### EXERCISE DIRECTIONS:
Starting at the line containing "Write a web", copy each line exactly, ending with the line containing "const yDomain = [0, 41.17];". Leave out everything else.

Charts and diagrams as code

_ _ _ _ _

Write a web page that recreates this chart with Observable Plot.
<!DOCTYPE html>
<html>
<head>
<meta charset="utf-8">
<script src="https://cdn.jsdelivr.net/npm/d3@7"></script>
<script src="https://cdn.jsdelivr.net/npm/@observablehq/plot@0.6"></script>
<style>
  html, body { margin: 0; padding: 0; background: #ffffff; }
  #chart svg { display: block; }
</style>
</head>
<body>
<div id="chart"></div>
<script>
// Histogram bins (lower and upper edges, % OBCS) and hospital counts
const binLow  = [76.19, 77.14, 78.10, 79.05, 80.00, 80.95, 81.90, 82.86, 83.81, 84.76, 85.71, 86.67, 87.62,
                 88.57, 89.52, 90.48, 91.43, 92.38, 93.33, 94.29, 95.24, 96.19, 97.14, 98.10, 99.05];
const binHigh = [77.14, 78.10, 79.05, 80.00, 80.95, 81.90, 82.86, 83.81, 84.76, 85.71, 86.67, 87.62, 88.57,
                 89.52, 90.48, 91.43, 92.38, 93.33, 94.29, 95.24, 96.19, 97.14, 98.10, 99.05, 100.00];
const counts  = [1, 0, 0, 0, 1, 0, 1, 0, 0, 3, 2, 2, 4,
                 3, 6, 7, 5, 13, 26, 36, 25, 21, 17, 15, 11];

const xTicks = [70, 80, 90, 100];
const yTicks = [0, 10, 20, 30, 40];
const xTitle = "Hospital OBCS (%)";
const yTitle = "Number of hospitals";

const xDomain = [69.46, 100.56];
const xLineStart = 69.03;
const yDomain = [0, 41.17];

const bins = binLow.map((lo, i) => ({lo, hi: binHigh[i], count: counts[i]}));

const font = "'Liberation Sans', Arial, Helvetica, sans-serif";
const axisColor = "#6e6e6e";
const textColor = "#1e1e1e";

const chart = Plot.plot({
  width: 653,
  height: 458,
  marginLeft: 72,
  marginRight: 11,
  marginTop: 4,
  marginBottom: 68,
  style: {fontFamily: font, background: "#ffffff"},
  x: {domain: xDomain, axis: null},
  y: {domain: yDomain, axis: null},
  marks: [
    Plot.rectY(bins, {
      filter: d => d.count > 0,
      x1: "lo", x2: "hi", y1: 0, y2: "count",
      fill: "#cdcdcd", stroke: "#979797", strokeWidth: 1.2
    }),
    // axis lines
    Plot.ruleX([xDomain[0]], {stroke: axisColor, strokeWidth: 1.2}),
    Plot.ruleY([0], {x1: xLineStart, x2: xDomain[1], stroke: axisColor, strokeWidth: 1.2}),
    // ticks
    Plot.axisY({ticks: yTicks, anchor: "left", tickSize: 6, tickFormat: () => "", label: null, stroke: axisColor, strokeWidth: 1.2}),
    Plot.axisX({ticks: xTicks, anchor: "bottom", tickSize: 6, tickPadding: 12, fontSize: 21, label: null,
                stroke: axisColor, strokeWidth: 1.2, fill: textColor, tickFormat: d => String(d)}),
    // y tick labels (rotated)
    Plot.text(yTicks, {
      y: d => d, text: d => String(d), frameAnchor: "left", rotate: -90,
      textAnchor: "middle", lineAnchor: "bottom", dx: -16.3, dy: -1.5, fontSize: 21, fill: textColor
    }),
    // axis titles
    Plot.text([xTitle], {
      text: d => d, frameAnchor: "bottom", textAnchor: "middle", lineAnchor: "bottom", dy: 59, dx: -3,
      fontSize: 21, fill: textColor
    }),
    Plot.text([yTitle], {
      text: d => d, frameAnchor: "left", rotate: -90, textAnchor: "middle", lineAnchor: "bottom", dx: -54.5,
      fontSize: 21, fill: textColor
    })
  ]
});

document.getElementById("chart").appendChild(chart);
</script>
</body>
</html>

_ _ _ _ _

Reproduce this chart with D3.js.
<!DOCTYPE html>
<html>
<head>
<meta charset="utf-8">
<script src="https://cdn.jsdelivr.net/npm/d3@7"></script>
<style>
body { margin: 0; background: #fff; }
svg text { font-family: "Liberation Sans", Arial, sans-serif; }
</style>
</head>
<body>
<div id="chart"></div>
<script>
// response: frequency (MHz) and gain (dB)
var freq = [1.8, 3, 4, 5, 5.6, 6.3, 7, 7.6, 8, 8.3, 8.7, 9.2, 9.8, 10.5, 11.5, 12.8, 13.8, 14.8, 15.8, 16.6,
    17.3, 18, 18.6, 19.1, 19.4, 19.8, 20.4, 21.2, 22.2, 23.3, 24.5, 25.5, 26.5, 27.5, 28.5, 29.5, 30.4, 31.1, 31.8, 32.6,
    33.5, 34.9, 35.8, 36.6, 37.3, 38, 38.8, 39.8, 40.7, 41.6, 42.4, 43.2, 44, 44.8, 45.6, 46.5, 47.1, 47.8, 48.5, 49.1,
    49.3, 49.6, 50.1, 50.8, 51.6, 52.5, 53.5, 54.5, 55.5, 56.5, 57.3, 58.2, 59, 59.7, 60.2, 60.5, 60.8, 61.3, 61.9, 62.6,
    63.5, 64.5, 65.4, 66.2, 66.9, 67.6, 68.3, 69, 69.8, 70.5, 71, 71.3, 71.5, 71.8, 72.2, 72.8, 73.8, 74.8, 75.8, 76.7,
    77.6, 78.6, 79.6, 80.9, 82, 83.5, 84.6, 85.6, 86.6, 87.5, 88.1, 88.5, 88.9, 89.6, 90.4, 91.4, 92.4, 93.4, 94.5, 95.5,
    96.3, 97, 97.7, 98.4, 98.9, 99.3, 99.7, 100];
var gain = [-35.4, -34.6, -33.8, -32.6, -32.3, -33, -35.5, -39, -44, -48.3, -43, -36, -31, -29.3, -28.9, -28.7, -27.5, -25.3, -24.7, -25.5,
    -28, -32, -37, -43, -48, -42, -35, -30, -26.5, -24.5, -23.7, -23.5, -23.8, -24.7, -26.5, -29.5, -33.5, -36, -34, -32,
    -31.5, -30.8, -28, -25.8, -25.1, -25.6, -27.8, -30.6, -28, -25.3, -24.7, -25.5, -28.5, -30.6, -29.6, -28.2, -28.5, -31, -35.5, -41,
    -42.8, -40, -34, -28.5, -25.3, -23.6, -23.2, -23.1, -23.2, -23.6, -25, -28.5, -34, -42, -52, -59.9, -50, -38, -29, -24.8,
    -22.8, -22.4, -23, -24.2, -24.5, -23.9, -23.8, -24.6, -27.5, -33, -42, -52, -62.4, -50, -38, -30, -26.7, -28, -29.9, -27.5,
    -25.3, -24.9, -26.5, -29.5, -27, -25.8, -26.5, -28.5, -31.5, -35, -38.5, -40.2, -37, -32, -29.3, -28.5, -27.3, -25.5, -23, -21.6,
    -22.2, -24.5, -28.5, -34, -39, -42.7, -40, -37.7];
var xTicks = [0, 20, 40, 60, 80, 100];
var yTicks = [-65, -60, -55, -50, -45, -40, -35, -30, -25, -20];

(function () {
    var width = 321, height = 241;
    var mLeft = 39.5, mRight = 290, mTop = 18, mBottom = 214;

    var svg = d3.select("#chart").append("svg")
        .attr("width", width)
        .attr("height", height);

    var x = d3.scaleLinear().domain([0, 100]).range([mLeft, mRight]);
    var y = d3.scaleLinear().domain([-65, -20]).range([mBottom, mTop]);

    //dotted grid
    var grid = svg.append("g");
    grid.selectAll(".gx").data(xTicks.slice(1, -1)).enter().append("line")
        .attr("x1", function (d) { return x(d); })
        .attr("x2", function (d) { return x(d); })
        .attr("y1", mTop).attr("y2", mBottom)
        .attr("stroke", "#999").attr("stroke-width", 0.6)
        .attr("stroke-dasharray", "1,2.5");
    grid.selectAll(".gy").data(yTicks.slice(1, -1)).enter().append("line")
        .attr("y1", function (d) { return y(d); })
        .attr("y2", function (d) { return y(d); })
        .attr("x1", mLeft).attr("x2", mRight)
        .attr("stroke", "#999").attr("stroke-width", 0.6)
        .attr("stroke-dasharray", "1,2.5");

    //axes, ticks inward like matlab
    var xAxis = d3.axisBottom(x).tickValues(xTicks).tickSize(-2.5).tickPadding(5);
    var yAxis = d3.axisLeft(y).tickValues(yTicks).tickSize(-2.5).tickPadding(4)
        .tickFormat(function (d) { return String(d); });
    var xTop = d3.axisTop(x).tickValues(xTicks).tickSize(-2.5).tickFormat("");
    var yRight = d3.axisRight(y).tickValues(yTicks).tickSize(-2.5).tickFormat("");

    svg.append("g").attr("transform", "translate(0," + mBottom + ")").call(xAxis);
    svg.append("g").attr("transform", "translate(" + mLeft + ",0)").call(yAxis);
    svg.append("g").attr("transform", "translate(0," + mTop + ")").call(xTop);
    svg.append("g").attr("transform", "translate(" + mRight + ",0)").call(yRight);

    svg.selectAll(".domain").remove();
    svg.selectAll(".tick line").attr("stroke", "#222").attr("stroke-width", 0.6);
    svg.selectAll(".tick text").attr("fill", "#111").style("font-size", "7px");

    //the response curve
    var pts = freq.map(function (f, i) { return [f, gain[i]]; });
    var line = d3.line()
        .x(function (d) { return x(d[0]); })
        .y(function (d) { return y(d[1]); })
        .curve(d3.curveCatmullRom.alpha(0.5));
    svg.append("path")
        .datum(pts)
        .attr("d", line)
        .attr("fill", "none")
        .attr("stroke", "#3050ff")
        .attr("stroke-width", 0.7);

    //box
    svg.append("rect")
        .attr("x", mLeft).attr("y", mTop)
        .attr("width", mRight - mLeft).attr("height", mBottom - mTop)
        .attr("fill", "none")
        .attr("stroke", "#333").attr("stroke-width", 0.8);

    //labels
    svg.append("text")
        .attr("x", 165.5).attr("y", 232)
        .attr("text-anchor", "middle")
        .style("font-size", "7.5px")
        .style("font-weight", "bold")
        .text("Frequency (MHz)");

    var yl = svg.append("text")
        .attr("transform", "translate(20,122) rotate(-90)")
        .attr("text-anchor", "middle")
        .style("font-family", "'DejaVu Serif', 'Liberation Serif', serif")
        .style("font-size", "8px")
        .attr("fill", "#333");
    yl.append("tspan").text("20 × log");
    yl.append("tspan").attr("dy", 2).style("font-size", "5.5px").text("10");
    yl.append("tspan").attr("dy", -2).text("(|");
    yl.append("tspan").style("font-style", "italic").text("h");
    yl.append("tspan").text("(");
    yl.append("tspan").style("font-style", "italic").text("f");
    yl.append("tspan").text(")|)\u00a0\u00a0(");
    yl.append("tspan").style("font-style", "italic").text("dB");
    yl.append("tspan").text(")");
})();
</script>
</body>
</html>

_ _ _ _ _

### TASK RESULT:
Write a web page that recreates this chart with Observable Plot.
<!DOCTYPE html>
<html>
<head>
<meta charset="utf-8">
<script src="https://cdn.jsdelivr.net/npm/d3@7"></script>
<script src="https://cdn.jsdelivr.net/npm/@observablehq/plot@0.6"></script>
<style>
  html, body { margin: 0; padding: 0; background: #ffffff; }
  #chart svg { display: block; }
</style>
</head>
<body>
<div id="chart"></div>
<script>
// Histogram bins (lower and upper edges, % OBCS) and hospital counts
const binLow  = [76.19, 77.14, 78.10, 79.05, 80.00, 80.95, 81.90, 82.86, 83.81, 84.76, 85.71, 86.67, 87.62,
                 88.57, 89.52, 90.48, 91.43, 92.38, 93.33, 94.29, 95.24, 96.19, 97.14, 98.10, 99.05];
const binHigh = [77.14, 78.10, 79.05, 80.00, 80.95, 81.90, 82.86, 83.81, 84.76, 85.71, 86.67, 87.62, 88.57,
                 89.52, 90.48, 91.43, 92.38, 93.33, 94.29, 95.24, 96.19, 97.14, 98.10, 99.05, 100.00];
const counts  = [1, 0, 0, 0, 1, 0, 1, 0, 0, 3, 2, 2, 4,
                 3, 6, 7, 5, 13, 26, 36, 25, 21, 17, 15, 11];

const xTicks = [70, 80, 90, 100];
const yTicks = [0, 10, 20, 30, 40];
const xTitle = "Hospital OBCS (%)";
const yTitle = "Number of hospitals";

const xDomain = [69.46, 100.56];
const xLineStart = 69.03;
const yDomain = [0, 41.17];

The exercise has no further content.